How to monitor a C&I solar portfolio in 2026: SCADA, inverter APIs and AI
A practical guide to what commercial and industrial solar monitoring looks like now: which data sources to use, which metrics matter, and where AI genuinely helps.
In 2026 a C&I solar portfolio is monitored from data it already produces: inverter vendor APIs, data loggers, and SCADA exports, with no extra hardware. The stack that finds money has four layers: reliable data acquisition, weather-corrected KPIs, per-inverter analytics for soiling and faults, and alerting that turns findings into tickets.
Start from the data you already have
Ten years ago portfolio monitoring meant buying loggers, sensors, and a SCADA integration project per site. In 2026 most C&I fleets already emit everything a monitoring platform needs: five-minute AC power per inverter, plane-of-array or satellite irradiance, and temperature. Huawei, Sungrow, SolarEdge and the other major vendors all expose cloud APIs for the data their inverters already report.
- Inverter vendor cloud APIs: the default source for C&I. One credential covers every site on that vendor.

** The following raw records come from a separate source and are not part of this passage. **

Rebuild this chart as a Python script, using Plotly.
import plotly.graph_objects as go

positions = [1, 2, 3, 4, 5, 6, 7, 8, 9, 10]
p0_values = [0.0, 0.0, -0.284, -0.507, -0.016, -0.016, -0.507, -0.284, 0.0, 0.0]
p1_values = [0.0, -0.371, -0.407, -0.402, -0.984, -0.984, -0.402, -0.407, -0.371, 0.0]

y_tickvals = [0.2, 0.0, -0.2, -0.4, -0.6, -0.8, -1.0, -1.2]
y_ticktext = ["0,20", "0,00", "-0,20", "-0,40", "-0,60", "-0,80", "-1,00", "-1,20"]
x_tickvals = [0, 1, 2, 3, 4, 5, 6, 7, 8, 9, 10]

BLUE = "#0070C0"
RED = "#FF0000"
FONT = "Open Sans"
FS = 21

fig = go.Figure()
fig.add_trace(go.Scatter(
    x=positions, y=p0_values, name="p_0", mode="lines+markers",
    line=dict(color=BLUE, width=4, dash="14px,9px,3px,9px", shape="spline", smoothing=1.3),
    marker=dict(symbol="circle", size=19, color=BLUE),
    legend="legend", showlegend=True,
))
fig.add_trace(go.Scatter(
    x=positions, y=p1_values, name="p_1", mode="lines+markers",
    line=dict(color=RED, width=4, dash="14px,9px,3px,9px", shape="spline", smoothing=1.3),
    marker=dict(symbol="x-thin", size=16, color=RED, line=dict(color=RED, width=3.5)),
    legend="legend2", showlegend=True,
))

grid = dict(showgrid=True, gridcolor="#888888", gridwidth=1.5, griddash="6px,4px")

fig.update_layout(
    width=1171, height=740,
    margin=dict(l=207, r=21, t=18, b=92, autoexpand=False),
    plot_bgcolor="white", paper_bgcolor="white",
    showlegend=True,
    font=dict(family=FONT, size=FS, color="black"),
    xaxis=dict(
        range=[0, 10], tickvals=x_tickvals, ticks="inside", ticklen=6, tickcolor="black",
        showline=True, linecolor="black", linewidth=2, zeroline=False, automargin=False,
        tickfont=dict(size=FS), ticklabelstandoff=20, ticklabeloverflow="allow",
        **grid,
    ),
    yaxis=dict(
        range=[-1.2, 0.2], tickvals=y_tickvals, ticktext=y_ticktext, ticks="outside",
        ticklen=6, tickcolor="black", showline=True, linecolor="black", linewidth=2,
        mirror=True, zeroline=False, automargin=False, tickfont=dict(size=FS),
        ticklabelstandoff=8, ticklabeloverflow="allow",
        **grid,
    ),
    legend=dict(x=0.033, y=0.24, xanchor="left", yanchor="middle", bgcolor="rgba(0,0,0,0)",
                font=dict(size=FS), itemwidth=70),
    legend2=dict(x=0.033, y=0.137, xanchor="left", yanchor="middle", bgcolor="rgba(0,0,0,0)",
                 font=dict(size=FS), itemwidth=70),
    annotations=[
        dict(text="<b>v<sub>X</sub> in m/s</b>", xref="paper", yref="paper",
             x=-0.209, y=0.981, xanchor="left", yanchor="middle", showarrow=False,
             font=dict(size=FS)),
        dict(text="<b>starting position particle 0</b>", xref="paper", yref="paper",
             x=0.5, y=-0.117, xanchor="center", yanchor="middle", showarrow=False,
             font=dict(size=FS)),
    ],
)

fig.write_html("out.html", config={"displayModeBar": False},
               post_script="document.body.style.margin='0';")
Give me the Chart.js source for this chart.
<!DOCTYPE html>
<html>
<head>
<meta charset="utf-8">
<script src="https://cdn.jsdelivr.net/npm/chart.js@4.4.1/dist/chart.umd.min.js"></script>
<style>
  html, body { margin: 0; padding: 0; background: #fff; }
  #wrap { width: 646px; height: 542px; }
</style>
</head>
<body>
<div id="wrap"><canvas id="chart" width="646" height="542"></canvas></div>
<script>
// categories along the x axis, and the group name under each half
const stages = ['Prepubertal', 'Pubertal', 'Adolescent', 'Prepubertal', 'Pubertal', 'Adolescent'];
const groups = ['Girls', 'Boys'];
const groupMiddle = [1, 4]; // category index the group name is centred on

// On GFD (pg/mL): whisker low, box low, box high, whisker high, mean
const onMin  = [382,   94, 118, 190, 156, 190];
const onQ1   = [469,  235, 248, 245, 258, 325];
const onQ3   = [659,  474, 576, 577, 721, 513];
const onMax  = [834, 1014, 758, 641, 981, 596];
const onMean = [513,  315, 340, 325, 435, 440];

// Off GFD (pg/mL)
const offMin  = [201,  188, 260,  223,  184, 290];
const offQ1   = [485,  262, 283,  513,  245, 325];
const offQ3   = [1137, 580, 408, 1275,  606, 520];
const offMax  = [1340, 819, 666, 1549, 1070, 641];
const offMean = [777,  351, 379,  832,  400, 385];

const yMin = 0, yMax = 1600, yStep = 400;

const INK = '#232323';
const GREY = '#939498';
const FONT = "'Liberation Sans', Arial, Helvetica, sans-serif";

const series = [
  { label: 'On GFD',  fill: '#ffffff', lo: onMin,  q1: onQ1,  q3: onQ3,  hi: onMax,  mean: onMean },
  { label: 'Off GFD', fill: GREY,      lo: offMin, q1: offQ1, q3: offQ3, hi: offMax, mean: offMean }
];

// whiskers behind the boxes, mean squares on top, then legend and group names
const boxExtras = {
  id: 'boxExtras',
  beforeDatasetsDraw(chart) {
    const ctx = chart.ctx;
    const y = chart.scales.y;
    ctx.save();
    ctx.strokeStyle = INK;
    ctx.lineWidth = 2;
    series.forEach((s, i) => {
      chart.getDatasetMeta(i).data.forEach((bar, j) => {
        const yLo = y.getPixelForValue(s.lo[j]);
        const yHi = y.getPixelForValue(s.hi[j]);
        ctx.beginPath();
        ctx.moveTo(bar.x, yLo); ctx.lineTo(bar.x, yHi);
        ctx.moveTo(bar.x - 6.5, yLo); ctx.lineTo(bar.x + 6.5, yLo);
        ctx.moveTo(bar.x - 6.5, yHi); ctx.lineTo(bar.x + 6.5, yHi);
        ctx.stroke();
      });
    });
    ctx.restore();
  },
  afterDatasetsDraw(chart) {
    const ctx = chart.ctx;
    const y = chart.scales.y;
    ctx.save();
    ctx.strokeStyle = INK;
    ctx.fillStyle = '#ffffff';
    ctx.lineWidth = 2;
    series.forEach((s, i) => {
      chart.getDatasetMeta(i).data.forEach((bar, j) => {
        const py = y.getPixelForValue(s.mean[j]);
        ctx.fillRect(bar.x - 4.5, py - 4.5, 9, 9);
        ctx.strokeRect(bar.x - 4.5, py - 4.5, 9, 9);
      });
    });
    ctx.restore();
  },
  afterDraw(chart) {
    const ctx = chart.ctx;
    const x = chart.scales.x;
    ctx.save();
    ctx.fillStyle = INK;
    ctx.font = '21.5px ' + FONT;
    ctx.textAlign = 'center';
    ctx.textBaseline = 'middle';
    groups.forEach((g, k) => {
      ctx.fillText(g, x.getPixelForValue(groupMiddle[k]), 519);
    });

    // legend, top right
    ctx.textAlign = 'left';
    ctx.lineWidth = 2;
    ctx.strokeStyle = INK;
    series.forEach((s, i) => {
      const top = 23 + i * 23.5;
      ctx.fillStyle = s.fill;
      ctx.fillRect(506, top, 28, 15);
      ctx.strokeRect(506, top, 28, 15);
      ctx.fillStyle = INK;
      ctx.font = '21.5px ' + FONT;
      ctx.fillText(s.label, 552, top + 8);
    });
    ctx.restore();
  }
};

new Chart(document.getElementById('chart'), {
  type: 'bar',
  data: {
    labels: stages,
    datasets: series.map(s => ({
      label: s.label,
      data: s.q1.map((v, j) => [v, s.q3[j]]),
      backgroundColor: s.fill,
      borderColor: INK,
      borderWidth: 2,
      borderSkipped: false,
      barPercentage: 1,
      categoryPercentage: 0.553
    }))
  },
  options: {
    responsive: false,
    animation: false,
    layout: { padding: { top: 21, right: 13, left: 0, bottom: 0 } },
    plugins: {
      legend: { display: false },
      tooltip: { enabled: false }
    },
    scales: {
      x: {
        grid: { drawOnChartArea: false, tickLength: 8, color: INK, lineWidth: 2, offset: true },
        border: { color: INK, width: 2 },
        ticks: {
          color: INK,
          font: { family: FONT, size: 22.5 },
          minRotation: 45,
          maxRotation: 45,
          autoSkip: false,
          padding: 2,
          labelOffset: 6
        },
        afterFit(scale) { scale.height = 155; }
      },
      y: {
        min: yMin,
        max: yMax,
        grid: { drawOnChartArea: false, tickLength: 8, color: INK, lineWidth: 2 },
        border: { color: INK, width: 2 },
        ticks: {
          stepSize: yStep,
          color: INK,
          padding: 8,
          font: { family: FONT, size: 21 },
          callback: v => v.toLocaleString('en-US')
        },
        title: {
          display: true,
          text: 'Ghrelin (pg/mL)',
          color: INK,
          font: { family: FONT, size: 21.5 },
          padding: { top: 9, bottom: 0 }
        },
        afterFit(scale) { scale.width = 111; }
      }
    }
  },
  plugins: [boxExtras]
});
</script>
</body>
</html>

- Data loggers and gateways: fill gaps where a site is off the vendor cloud.
- SCADA or CSV exports: the fallback that always works, and enough for a first assessment.
- Satellite irradiance services: replace or sanity-check on-site pyranometers, which drift.

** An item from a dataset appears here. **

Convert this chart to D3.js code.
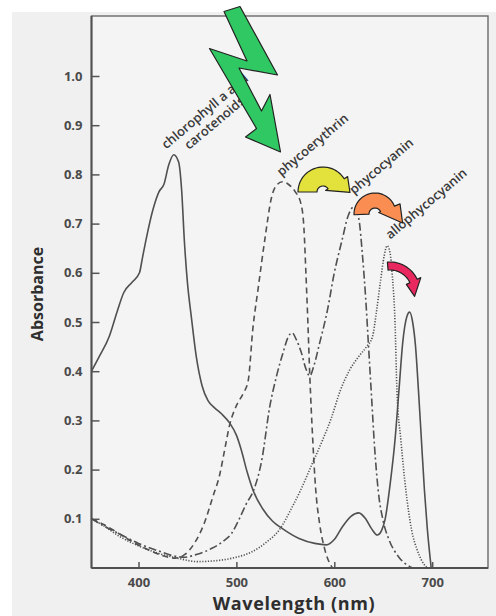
<!DOCTYPE html>
<html lang="en">
<head>
<meta charset="UTF-8">
<title>Absorbance of photosynthetic pigments</title>
<script src="https://d3js.org/d3.v7.min.js"></script>
<style>
    body { margin: 0; background: #fff; }
    svg { display: block; }
    .tick text { font-family: "Open Sans", sans-serif; font-weight: 700; font-size: 13px; fill: #4a4a4a; }
    .tick line { stroke: #555; stroke-width: 1.5px; }
    .curve { fill: none; stroke: #505050; stroke-width: 1.6px; }
    .peak-label { font-family: "Open Sans", sans-serif; font-weight: 600; font-size: 13px; fill: #3a3a3a; }
    .axis-title { font-family: "Open Sans", sans-serif; font-weight: 700; fill: #2e2e2e; }
    .arrow { stroke: #222; stroke-width: 1.2px; stroke-linejoin: round; }
</style>
</head>
<body>
<script>
const width = 496, height = 616;

// tick values
const wavelengthTicks = [400, 500, 600, 700];
const absorbanceTicks = [0.1, 0.2, 0.3, 0.4, 0.5, 0.6, 0.7, 0.8, 0.9, 1.0];

// absorbance spectra: [wavelength nm, absorbance]
const chlorophyll = [[352,0.40],[360,0.43],[370,0.47],[378,0.52],[385,0.56],[393,0.58],[401,0.60],[404,0.63],[408,0.67],[415,0.73],[421,0.765],[426,0.78],[431,0.82],[436,0.84],[441,0.825],[444,0.77],[447,0.66],[450,0.58],[454,0.51],[459,0.43],[465,0.37],[471,0.34],[478,0.325],[485,0.313],[493,0.295],[500,0.27],[505,0.24],[511,0.195],[517,0.158],[527,0.12],[537,0.095],[547,0.08],[564,0.06],[580,0.05],[592,0.047],[600,0.058],[608,0.083],[617,0.105],[625,0.112],[632,0.1],[638,0.08],[644,0.067],[648,0.075],[652,0.1],[657,0.17],[662,0.26],[666,0.36],[670,0.46],[674,0.51],[677,0.52],[680,0.5],[683,0.45],[686,0.36],[689,0.26],[692,0.16],[695,0.08],[699,0]];
const phycoerythrin = [[352,0.10],[365,0.088],[380,0.07],[395,0.052],[410,0.037],[425,0.025],[437,0.02],[447,0.027],[457,0.05],[467,0.09],[476,0.145],[483,0.19],[488,0.24],[493,0.29],[500,0.33],[507,0.355],[512,0.38],[517,0.49],[522,0.565],[529,0.667],[536,0.754],[541,0.778],[547,0.785],[553,0.78],[560,0.765],[566,0.74],[569,0.69],[571,0.6],[573,0.5],[575,0.39],[578,0.26],[581,0.16],[585,0.09],[590,0.04],[598,0]];
const phycocyanin = [[352,0.10],[365,0.085],[380,0.07],[400,0.05],[420,0.035],[435,0.025],[447,0.022],[460,0.028],[475,0.04],[487,0.055],[495,0.07],[503,0.1],[510,0.13],[518,0.16],[526,0.22],[534,0.327],[541,0.39],[548,0.44],[553,0.47],[557,0.478],[561,0.465],[566,0.44],[571,0.405],[575,0.39],[579,0.41],[585,0.457],[593,0.524],[600,0.6],[608,0.667],[614,0.715],[620,0.734],[625,0.71],[629,0.63],[632,0.55],[635,0.45],[638,0.35],[641,0.25],[645,0.155],[650,0.095],[656,0.057],[666,0.022],[680,0]];
const allophycocyanin = [[352,0.10],[365,0.085],[380,0.065],[400,0.045],[420,0.03],[440,0.02],[460,0.013],[480,0.015],[500,0.022],[515,0.032],[531,0.053],[544,0.078],[557,0.124],[566,0.16],[577,0.21],[588,0.26],[597,0.305],[606,0.36],[615,0.4],[625,0.43],[633,0.45],[639,0.47],[643,0.52],[647,0.58],[651,0.635],[654,0.655],[657,0.64],[659,0.6],[662,0.5],[664,0.36],[668,0.26],[673,0.16],[679,0.077],[685,0.035],[689,0.016],[695,0]];

const series = [
    { name: "chlorophyll", values: chlorophyll, dash: null },
    { name: "phycoerythrin", values: phycoerythrin, dash: "6,4" },
    { name: "phycocyanin", values: phycocyanin, dash: "8,3,2,3" },
    { name: "allophycocyanin", values: allophycocyanin, dash: "1.2,1.6" }
];

const margin = { left: 91.5, right: 8, top: 16, bottom: 48 };
const x = d3.scaleLinear().domain([352, 757]).range([margin.left, width - margin.right]);
const y = d3.scaleLinear().domain([0, 1]).range([height - margin.bottom, 76]);

const svg = d3.select("body").append("svg")
    .attr("width", width)
    .attr("height", height);

// scanned page tone
svg.append("rect")
    .attr("x", 12).attr("y", 12)
    .attr("width", width - 12).attr("height", height - 12)
    .attr("fill", "#f0f0f0");

// frame
svg.append("rect")
    .attr("x", margin.left).attr("y", margin.top)
    .attr("width", width - margin.right - margin.left)
    .attr("height", height - margin.bottom - margin.top)
    .attr("fill", "#f4f4f4")
    .attr("stroke", "#6a6a6a")
    .attr("stroke-width", 1.4);

// axes with inward ticks
const yAxis = svg.append("g")
    .attr("transform", `translate(${margin.left},0)`)
    .call(d3.axisLeft(y).tickValues(absorbanceTicks).tickFormat(d3.format(".1f")).tickSize(-8).tickPadding(9));
yAxis.select(".domain").remove();

const xAxis = svg.append("g")
    .attr("transform", `translate(0,${height - margin.bottom})`)
    .call(d3.axisBottom(x).tickValues(wavelengthTicks).tickSize(-6).tickPadding(10));
xAxis.select(".domain").remove();

// left and bottom axis lines heavier
svg.append("line")
    .attr("x1", margin.left).attr("x2", margin.left)
    .attr("y1", margin.top).attr("y2", height - margin.bottom)
    .attr("stroke", "#505050").attr("stroke-width", 2);
svg.append("line")
    .attr("x1", margin.left).attr("x2", width - margin.right)
    .attr("y1", height - margin.bottom).attr("y2", height - margin.bottom)
    .attr("stroke", "#505050").attr("stroke-width", 2);

// curves
const line = d3.line()
    .x(d => x(d[0]))
    .y(d => y(d[1]))
    .curve(d3.curveMonotoneX);

svg.selectAll(".curve")
    .data(series)
    .enter()
    .append("path")
    .attr("class", "curve")
    .attr("d", d => line(d.values))
    .attr("stroke-dasharray", d => d.dash)
    .attr("stroke", d => d.name === "allophycocyanin" ? "#6a6a6a" : "#505050")
    .attr("stroke-width", d => d.name === "allophycocyanin" ? 1.3 : 1.6);

// axis titles
svg.append("text")
    .attr("class", "axis-title")
    .attr("x", 294).attr("y", 610)
    .attr("text-anchor", "middle")
    .attr("font-size", 18)
    .attr("letter-spacing", 0.6)
    .text("Wavelength (nm)");

svg.append("text")
    .attr("class", "axis-title")
    .attr("transform", "translate(43,294) rotate(-90)")
    .attr("text-anchor", "middle")
    .attr("font-size", 16)
    .text("Absorbance");

// peak labels, anchored to each curve's maximum
function peak(values) {
    return values.reduce((a, b) => (b[1] > a[1] ? b : a));
}

const chlPeak = peak(chlorophyll);
const chlLabel = svg.append("text")
    .attr("class", "peak-label")
    .attr("text-anchor", "middle")
    .attr("transform", `translate(${x(chlPeak[0]) + 34},${y(chlPeak[1]) - 40}) rotate(-40)`);
chlLabel.append("tspan").attr("x", 0).attr("dy", 0).text("chlorophyll a and");
chlLabel.append("tspan").attr("x", 0).attr("dy", 15).text("carotenoids");

const singleLabels = [
    { text: "phycoerythrin", values: phycoerythrin, dx: -1, dy: -5 },
    { text: "phycocyanin", values: phycocyanin, dx: 0, dy: -12 },
    { text: "allophycocyanin", values: allophycocyanin, dx: 3, dy: -6 }
];
svg.selectAll(".single-label")
    .data(singleLabels)
    .enter()
    .append("text")
    .attr("class", "peak-label")
    .attr("transform", d => {
        const p = peak(d.values);
        return `translate(${x(p[0]) + d.dx},${y(p[1]) + d.dy}) rotate(-40)`;
    })
    .text(d => d.text);

// light bolt
const bolt = [[224,11.5],[240,6.5],[277.5,75],[239,68],[261.5,111],[270,94.5],[280.5,152],[245.5,137],[256.5,128.5],[209.5,48.5],[247,61]];
svg.append("path")
    .attr("class", "arrow")
    .attr("d", d3.line()(bolt) + "Z")
    .attr("fill", "#30c862");

// curved energy-transfer arrows
function polar(cx, cy, r, a) {
    const t = a * Math.PI / 180;
    return [cx + r * Math.cos(t), cy - r * Math.sin(t)];
}
function curvedArrow(o) {
    const pts = [];
    const steps = 24;
    for (let i = 0; i <= steps; i++) {
        pts.push(polar(o.cx, o.cy, o.rOut, o.a0 + (o.a1 - o.a0) * i / steps));
    }
    pts.push(polar(o.cx, o.cy, o.rOut + o.barbOut, o.a1));
    pts.push(polar(o.cx, o.cy, o.tipR, o.tipA));
    pts.push(polar(o.cx, o.cy, o.rIn - o.barbIn, o.a1));
    for (let i = steps; i >= 0; i--) {
        pts.push(polar(o.cx, o.cy, o.rIn, o.a0 + (o.a1 - o.a0) * i / steps));
    }
    svg.append("path")
        .attr("class", "arrow")
        .attr("d", d3.line()(pts) + "Z")
        .attr("fill", o.fill);
}

curvedArrow({ cx: 323, cy: 192, rIn: 6, rOut: 25, a0: 180, a1: 32, barbOut: 4, barbIn: 3, tipR: 27, tipA: -1, fill: "#e3e23c" });
curvedArrow({ cx: 375, cy: 214, rIn: 6, rOut: 21, a0: 182, a1: 22, barbOut: 6, barbIn: 2, tipR: 29, tipA: -18, fill: "#fa8e52" });
curvedArrow({ cx: 390, cy: 292, rIn: 22, rOut: 30, a0: 95, a1: 25, barbOut: 4, barbIn: 4, tipR: 25, tipA: -10, fill: "#e8285e" });
</script>
</body>
</html>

The four KPIs that actually move money
Dashboards fail when they track everything and rank nothing. Four weather-corrected numbers cover most of the economics of a C&I fleet.
| KPI | What it catches | Typical cadence |
|---|---|---|
| Performance Ratio (PR) | Whole-plant underperformance vs irradiance | Daily |
| Specific yield (kWh/kWp) | Site-to-site and inverter-to-inverter ranking | Daily |
| Availability | Downtime, comms loss, tripped devices | Continuous |
| Soiling ratio | Recoverable dust and dirt losses, cleaning timing | Daily |
The trap is plant-level averaging. A fleet-level PR of 82 percent can hide one inverter at 60 percent behind nineteen healthy ones, and inverter clipping can mask soiling entirely during the hours that matter. Per-inverter granularity is what separates monitoring that reports from monitoring that recovers revenue.
Where AI genuinely helps, with honest numbers
Machine learning earns its place in two jobs: classifying faults from electrical signatures, and estimating losses that have no direct sensor, such as per-inverter soiling. The accuracy is real but fault-specific. On the public Lazzaretti PV dataset a gradient-boosted classifier reaches 0.998 macro-F1 across five fault classes, while the harder 8-class GPVS-Faults set drops to 0.766, with thermal and sensor-drift faults hardest to separate. Remaining-useful-life models flag fast faults within a day but miss slow degradation by nearly a week.
The practical rule for 2026: trust AI for triage and ranking, verify with physics. A digital twin that corrects for weather, temperature, and curtailment tells you what the plant should have produced; the ML layer explains the gap. Platforms that skip the physics step produce alerts nobody trusts, and alert fatigue is the main reason monitoring tools get ignored.
A deployment checklist
- Inventory data sources per site: vendor API, logger, or export. Multi-vendor fleets need a platform that reads all of them.
- Backfill at least one seasonal cycle of history so baselines and soiling patterns are learned before live alerting starts.
- Set per-inverter baselines, not plant-level ones.
- Route findings into a ticketing workflow with validation, so every alert either becomes work or improves the model.
- Review the alert precision monthly: an alert stream the O&M team mutes is worse than no alerts.